Mr. Strauss-Kahn emphasized his goal to double the IMF's concessional lending capacity. He added that the IMF is also looking at ways to make its lending to low-income countries more flexible, reflecting their growing diversity and heightened exposure to global volatility. "The IMF is mounting an extraordinary response to what is an extraordinary crisis facing the world's poorest economies," he said.
• The economic outlook for low-income economies has deteriorated dramatically. According to the IMF's most recent forecast, low-income country growth in 2009 is projected at just over 4 percent—more than 2 percentage points lower than expected a year ago—with risks heavily on the downside. In per capita terms, this means that many of the world's poorest countries will at best see incomes stagnate this year, and possibly even contract.
• The study finds that the global crisis is squeezing exports of low-income countries severely, while also curtailing inflows of foreign direct investment and remittances, which had become important sources of financing in recent years. As a result, many countries will face sharply lower fiscal revenues and some may also experience pressure on their foreign exchange reserves.
• The IMF analysis identifies 22 low-income countries that face the most acute financing constraints. To keep their external reserves at safe levels (around 3-4 months of imports), at least US$25 billion in additional concessional financing is needed in 2009. This represents about 80 percent of annual aid to all low-income countries in recent years.
If global growth and financing conditions deteriorate further, the number of vulnerable countries could almost double, while additional financing needs could approach US$140 billion.

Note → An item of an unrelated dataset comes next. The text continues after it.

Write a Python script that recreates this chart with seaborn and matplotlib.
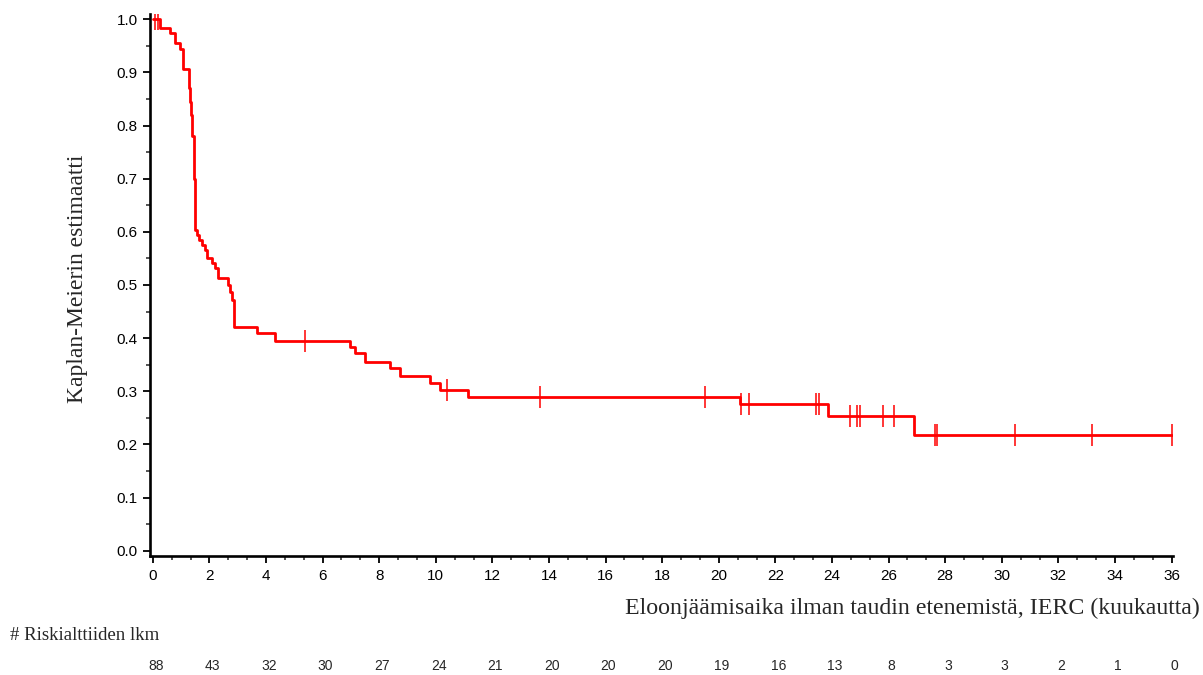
import numpy as np
import pandas as pd
import matplotlib
matplotlib.use("Agg")
import matplotlib.pyplot as plt
import matplotlib.transforms as mtransforms
from matplotlib.ticker import MultipleLocator, AutoMinorLocator
import seaborn as sns

# Kaplan-Meier step function (time in months, survival)
step_times = [0.0, 0.25, 0.6, 0.78, 0.95, 1.05, 1.27, 1.32, 1.36, 1.40, 1.45, 1.48,
              1.55, 1.62, 1.73, 1.84, 1.91, 2.08, 2.19, 2.30, 2.65, 2.72, 2.79, 2.86,
              3.67, 4.3, 6.96, 7.14, 7.5, 8.37, 8.73, 9.79, 10.14, 11.13, 20.74,
              23.85, 26.9, 36.0]
step_surv = [1.0, 0.983, 0.974, 0.955, 0.945, 0.906, 0.87, 0.845, 0.82, 0.78, 0.70, 0.603,
             0.594, 0.585, 0.575, 0.566, 0.551, 0.541, 0.532, 0.513, 0.50, 0.487, 0.472, 0.421,
             0.41, 0.395, 0.383, 0.372, 0.355, 0.344, 0.329, 0.316, 0.303, 0.29, 0.276,
             0.254, 0.218, 0.218]

# censored observations
censor_times = [0.08, 0.18, 5.37, 10.4, 13.67, 19.5, 20.8, 21.06, 23.43, 23.53,
                24.63, 24.9, 25.0, 25.8, 26.2, 27.65, 27.72, 30.46, 33.18, 36.0]

# number at risk table
risk_times = list(range(0, 37, 2))
risk_counts = [88, 43, 32, 30, 27, 24, 21, 20, 20, 20, 19, 16, 13, 8, 3, 3, 2, 1, 0]

ylabel = "Kaplan-Meierin estimaatti"
xlabel = "Eloonjäämisaika ilman taudin etenemistä, IERC (kuukautta)"
risk_title = "# Riskialttiiden lkm"

km = pd.DataFrame({"aika": step_times, "S": step_surv})
idx = np.searchsorted(step_times, censor_times, side="right") - 1
cens = pd.DataFrame({"aika": censor_times, "S": np.array(step_surv)[idx]})

sns.set_style("ticks")
plt.rcParams["font.family"] = ["Liberation Sans", "DejaVu Sans"]

fig = plt.figure(figsize=(12.03, 6.75), dpi=100)
ax = fig.add_axes([150 / 1203, 1 - 556 / 675, 1023 / 1203, 542 / 675])

sns.lineplot(data=km, x="aika", y="S", ax=ax, color="#ff0000", linewidth=2.0,
             drawstyle="steps-post", estimator=None, sort=False)
sns.scatterplot(data=cens, x="aika", y="S", ax=ax, marker="|", s=260,
                color="#ff0000", linewidth=1.1, zorder=3)

ax.set_xlim(-0.1, 36.05)
ax.set_ylim(-0.01, 1.01)
ax.xaxis.set_major_locator(MultipleLocator(2))
ax.xaxis.set_minor_locator(AutoMinorLocator(3))
ax.yaxis.set_major_locator(MultipleLocator(0.1))
ax.yaxis.set_minor_locator(AutoMinorLocator(2))
ax.yaxis.set_major_formatter(plt.FuncFormatter(lambda v, p: f"{v:.1f}"))
ax.tick_params(which="major", length=5, width=1.3, labelsize=11, pad=4, colors="black")
ax.tick_params(which="minor", length=3, width=1.1)
ax.set_xlabel("")
ax.set_ylabel("")
for s in ["top", "right"]:
    ax.spines[s].set_visible(False)
for s in ["left", "bottom"]:
    ax.spines[s].set_linewidth(1.9)
    ax.spines[s].set_color("black")

serif = ["Liberation Serif", "DejaVu Serif"]
fig.text(78 / 1203, 1 - 279 / 675, ylabel, rotation=90, ha="center", va="center",
         fontsize=17, family=serif)
fig.text(1200 / 1203, 1 - 608 / 675, xlabel, ha="right", va="center",
         fontsize=17.2, family=serif)
fig.text(10 / 1203, 1 - 636 / 675, risk_title, ha="left", va="center",
         fontsize=13.5, family=serif)

trans = mtransforms.blended_transform_factory(ax.transData, fig.transFigure)
for t, n in zip(risk_times, risk_counts):
    ax.text(t + 0.1, 1 - 666 / 675, str(n), transform=trans, ha="center", va="center",
            fontsize=10, clip_on=False)

fig.savefig("out.png", dpi=100)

• Financing. The IMF has significantly stepped up its financial assistance to low-income countries. In response to last year's food and fuel price shock, new financing agreements for these countries jumped from 5 in 2007 to 23 in 2008, and resources available under 12 existing arrangements were increased. The IMF's concessional lending doubled to almost US$1½ billion in 2008, with an additional US$4 billion provided on non-concessional terms to low-income countries. The IMF stands ready to assist its low-income members through additional concessional financing this year to help address the fallout from the crisis.
• Technical assistance and advice. The IMF is working with low-income countries on crafting appropriate policy responses to the crisis, and is reinforcing its technical assistance to strengthen economic policymaking in developing countries. The IMF also aims to bolster the role and participation of developing countries in the ongoing policy debate in multilateral policy forums.
• Collaboration. Together with the government of Tanzania,the IMF is convening a major international conference in Dar es Salaam on March 10-11. The conference will bring together 300 participants—from government, the private sector, and civil society, from Africa and beyond—to learn from each other's successes, and discuss how best to respond to the challenges facing the region.